● Source material:

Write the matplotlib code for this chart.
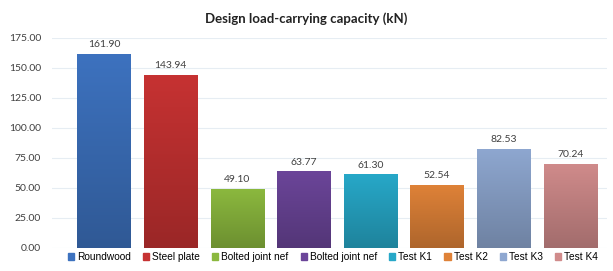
import matplotlib
matplotlib.use("Agg")
import matplotlib.pyplot as plt
import numpy as np

categories = ["Roundwood", "Steel plate", "Bolted joint nef", "Bolted joint nef",
              "Test K1", "Test K2", "Test K3", "Test K4"]
values = [161.90, 143.94, 49.10, 63.77, 61.30, 52.54, 82.53, 70.24]
colors = ["#3d72bf", "#c63232", "#8bb83e", "#6b4599", "#27a8c8", "#df8238", "#8ea7d0", "#d08b8b"]
yticks = [0, 25, 50, 75, 100, 125, 150, 175]

plt.rcParams["font.family"] = ["Lato", "DejaVu Sans"]

fig = plt.figure(figsize=(6.13, 2.71), dpi=100)
ax = fig.add_axes([0.085, 0.085, 0.905, 0.775])

x = np.arange(len(values))
bars = ax.bar(x, values, width=0.8, color=colors, zorder=3)

# vertical gradient: lighter on top, darker at bottom
for bar, c in zip(bars, colors):
    rgb = np.array(matplotlib.colors.to_rgb(c))
    grad = np.linspace(1.0, 0.78, 100)[:, None, None] * rgb[None, None, :]
    grad = np.clip(grad, 0, 1)
    bx, by = bar.get_x(), bar.get_y()
    w, h = bar.get_width(), bar.get_height()
    im = ax.imshow(grad, extent=[bx, bx + w, by, by + h], aspect="auto", zorder=3.5,
                   origin="upper")
    im.set_clip_path(bar)

for xi, v in zip(x, values):
    ax.text(xi, v + 4, f"{v:.2f}", ha="center", va="bottom", fontsize=7.5, color="#404040")

ax.set_xlim(-0.78, 7.55)
ax.set_ylim(0, 175)
ax.set_yticks(yticks)
ax.set_yticklabels([f"{t:.2f}" for t in yticks], fontsize=7.5, color="#404040")
ax.set_xticks([])
ax.tick_params(axis="y", length=0, pad=8)
ax.grid(axis="y", color="#e6edf3", linewidth=0.8, zorder=0)
for s in ax.spines.values():
    s.set_visible(False)

fig.suptitle("Design load-carrying capacity (kN)", x=0.5, y=0.955, fontsize=9.5,
             fontweight="bold", color="#222222")

handles = [plt.Rectangle((0, 0), 1, 1, color=c) for c in colors]
fig.legend(handles, categories, loc="center", bbox_to_anchor=(0.543, 0.052), ncol=8,
           frameon=False, prop={"family": ["Liberation Sans"], "size": 7.3},
           handlelength=0.6, handleheight=0.6,
           handletextpad=0.3, columnspacing=1.2, borderpad=0)

fig.savefig("out.png", dpi=100)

● The task:
The listing above must be printed again exactly, minus its pictures.

● Written answer:
Write the matplotlib code for this chart.
import matplotlib
matplotlib.use("Agg")
import matplotlib.pyplot as plt
import numpy as np

categories = ["Roundwood", "Steel plate", "Bolted joint nef", "Bolted joint nef",
              "Test K1", "Test K2", "Test K3", "Test K4"]
values = [161.90, 143.94, 49.10, 63.77, 61.30, 52.54, 82.53, 70.24]
colors = ["#3d72bf", "#c63232", "#8bb83e", "#6b4599", "#27a8c8", "#df8238", "#8ea7d0", "#d08b8b"]
yticks = [0, 25, 50, 75, 100, 125, 150, 175]

plt.rcParams["font.family"] = ["Lato", "DejaVu Sans"]

fig = plt.figure(figsize=(6.13, 2.71), dpi=100)
ax = fig.add_axes([0.085, 0.085, 0.905, 0.775])

x = np.arange(len(values))
bars = ax.bar(x, values, width=0.8, color=colors, zorder=3)

# vertical gradient: lighter on top, darker at bottom
for bar, c in zip(bars, colors):
    rgb = np.array(matplotlib.colors.to_rgb(c))
    grad = np.linspace(1.0, 0.78, 100)[:, None, None] * rgb[None, None, :]
    grad = np.clip(grad, 0, 1)
    bx, by = bar.get_x(), bar.get_y()
    w, h = bar.get_width(), bar.get_height()
    im = ax.imshow(grad, extent=[bx, bx + w, by, by + h], aspect="auto", zorder=3.5,
                   origin="upper")
    im.set_clip_path(bar)

for xi, v in zip(x, values):
    ax.text(xi, v + 4, f"{v:.2f}", ha="center", va="bottom", fontsize=7.5, color="#404040")

ax.set_xlim(-0.78, 7.55)
ax.set_ylim(0, 175)
ax.set_yticks(yticks)
ax.set_yticklabels([f"{t:.2f}" for t in yticks], fontsize=7.5, color="#404040")
ax.set_xticks([])
ax.tick_params(axis="y", length=0, pad=8)
ax.grid(axis="y", color="#e6edf3", linewidth=0.8, zorder=0)
for s in ax.spines.values():
    s.set_visible(False)

fig.suptitle("Design load-carrying capacity (kN)", x=0.5, y=0.955, fontsize=9.5,
             fontweight="bold", color="#222222")

handles = [plt.Rectangle((0, 0), 1, 1, color=c) for c in colors]
fig.legend(handles, categories, loc="center", bbox_to_anchor=(0.543, 0.052), ncol=8,
           frameon=False, prop={"family": ["Liberation Sans"], "size": 7.3},
           handlelength=0.6, handleheight=0.6,
           handletextpad=0.3, columnspacing=1.2, borderpad=0)

fig.savefig("out.png", dpi=100)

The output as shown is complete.